-- start of DATA SECTION --
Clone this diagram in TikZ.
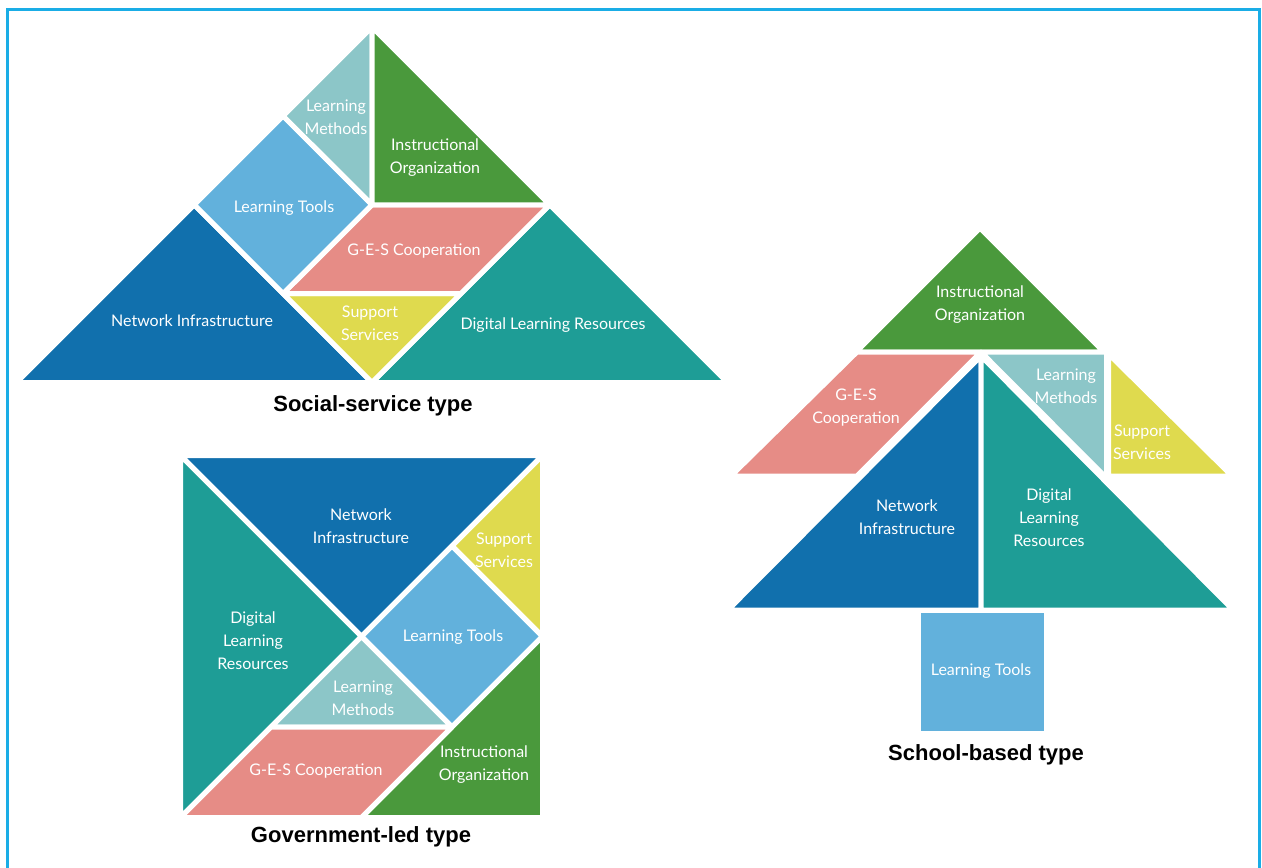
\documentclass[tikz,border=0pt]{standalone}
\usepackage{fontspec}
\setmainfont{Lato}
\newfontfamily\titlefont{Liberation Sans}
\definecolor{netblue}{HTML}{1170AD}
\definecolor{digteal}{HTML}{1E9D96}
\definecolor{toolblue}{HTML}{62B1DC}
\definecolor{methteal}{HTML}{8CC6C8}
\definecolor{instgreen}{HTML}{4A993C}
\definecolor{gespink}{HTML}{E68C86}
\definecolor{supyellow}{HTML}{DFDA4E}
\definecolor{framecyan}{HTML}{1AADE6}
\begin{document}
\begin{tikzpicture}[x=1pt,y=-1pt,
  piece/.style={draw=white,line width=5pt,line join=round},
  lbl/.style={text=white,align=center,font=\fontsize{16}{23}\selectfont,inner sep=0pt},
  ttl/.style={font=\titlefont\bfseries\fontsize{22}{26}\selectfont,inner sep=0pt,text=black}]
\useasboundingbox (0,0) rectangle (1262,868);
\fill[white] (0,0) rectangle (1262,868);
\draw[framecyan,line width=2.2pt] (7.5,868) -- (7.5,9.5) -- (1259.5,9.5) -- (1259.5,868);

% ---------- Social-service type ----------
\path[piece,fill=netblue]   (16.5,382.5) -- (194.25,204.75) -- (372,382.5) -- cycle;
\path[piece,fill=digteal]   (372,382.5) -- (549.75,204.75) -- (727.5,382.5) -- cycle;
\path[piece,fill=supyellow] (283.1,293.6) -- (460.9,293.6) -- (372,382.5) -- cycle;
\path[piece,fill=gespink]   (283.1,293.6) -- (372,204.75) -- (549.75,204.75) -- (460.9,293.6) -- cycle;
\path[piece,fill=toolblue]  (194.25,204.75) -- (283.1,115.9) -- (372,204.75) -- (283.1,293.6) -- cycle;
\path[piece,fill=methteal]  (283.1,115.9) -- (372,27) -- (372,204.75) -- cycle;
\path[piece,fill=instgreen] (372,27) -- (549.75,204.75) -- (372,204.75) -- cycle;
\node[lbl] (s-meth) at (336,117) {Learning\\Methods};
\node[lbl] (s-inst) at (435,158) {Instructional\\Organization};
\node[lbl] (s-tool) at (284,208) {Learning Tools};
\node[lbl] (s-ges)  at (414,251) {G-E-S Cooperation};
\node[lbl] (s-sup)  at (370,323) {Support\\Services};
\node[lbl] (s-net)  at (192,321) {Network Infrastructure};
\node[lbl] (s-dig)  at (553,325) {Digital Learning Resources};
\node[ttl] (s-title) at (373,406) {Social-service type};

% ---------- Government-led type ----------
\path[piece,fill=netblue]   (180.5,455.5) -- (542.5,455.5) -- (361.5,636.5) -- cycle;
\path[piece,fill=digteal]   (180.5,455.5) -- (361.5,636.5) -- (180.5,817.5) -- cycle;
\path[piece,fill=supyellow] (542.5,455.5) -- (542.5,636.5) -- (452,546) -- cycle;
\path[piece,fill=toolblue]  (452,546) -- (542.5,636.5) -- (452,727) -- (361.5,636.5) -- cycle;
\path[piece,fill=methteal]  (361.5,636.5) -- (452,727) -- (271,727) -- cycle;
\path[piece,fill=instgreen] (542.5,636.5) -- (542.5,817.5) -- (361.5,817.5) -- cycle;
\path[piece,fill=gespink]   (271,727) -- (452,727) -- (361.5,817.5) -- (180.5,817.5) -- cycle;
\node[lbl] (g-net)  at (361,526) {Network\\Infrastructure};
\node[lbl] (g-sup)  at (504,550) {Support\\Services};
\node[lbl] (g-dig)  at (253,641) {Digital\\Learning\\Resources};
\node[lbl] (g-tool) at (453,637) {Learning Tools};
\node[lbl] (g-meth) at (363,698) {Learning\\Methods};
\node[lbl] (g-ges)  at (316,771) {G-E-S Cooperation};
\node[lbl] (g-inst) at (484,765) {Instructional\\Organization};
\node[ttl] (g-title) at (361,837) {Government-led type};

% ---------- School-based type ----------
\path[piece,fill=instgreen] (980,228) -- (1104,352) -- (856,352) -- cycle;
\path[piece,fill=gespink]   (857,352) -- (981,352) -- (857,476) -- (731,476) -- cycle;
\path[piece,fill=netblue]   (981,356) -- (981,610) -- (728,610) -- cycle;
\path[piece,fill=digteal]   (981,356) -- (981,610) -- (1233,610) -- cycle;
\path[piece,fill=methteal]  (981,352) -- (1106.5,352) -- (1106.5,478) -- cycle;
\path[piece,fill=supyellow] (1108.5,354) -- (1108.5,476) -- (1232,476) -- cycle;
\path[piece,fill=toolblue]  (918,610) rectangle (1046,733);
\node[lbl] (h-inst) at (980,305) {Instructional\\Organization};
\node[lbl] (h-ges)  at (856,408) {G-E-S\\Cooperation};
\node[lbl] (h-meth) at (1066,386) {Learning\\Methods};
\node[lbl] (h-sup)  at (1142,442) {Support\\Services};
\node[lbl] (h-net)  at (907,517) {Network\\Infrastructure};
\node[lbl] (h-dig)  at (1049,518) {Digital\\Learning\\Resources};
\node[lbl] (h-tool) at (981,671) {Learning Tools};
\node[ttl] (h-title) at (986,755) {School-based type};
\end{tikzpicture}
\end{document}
-- end of DATA SECTION --
SET TASK = Take the material above from its first line through the line holding "(1259.5,9.5) -- (1259.5,868);" and set it down exactly, without the pictures.

ANSWER IN FULL =
Clone this diagram in TikZ.
\documentclass[tikz,border=0pt]{standalone}
\usepackage{fontspec}
\setmainfont{Lato}
\newfontfamily\titlefont{Liberation Sans}
\definecolor{netblue}{HTML}{1170AD}
\definecolor{digteal}{HTML}{1E9D96}
\definecolor{toolblue}{HTML}{62B1DC}
\definecolor{methteal}{HTML}{8CC6C8}
\definecolor{instgreen}{HTML}{4A993C}
\definecolor{gespink}{HTML}{E68C86}
\definecolor{supyellow}{HTML}{DFDA4E}
\definecolor{framecyan}{HTML}{1AADE6}
\begin{document}
\begin{tikzpicture}[x=1pt,y=-1pt,
  piece/.style={draw=white,line width=5pt,line join=round},
  lbl/.style={text=white,align=center,font=\fontsize{16}{23}\selectfont,inner sep=0pt},
  ttl/.style={font=\titlefont\bfseries\fontsize{22}{26}\selectfont,inner sep=0pt,text=black}]
\useasboundingbox (0,0) rectangle (1262,868);
\fill[white] (0,0) rectangle (1262,868);
\draw[framecyan,line width=2.2pt] (7.5,868) -- (7.5,9.5) -- (1259.5,9.5) -- (1259.5,868);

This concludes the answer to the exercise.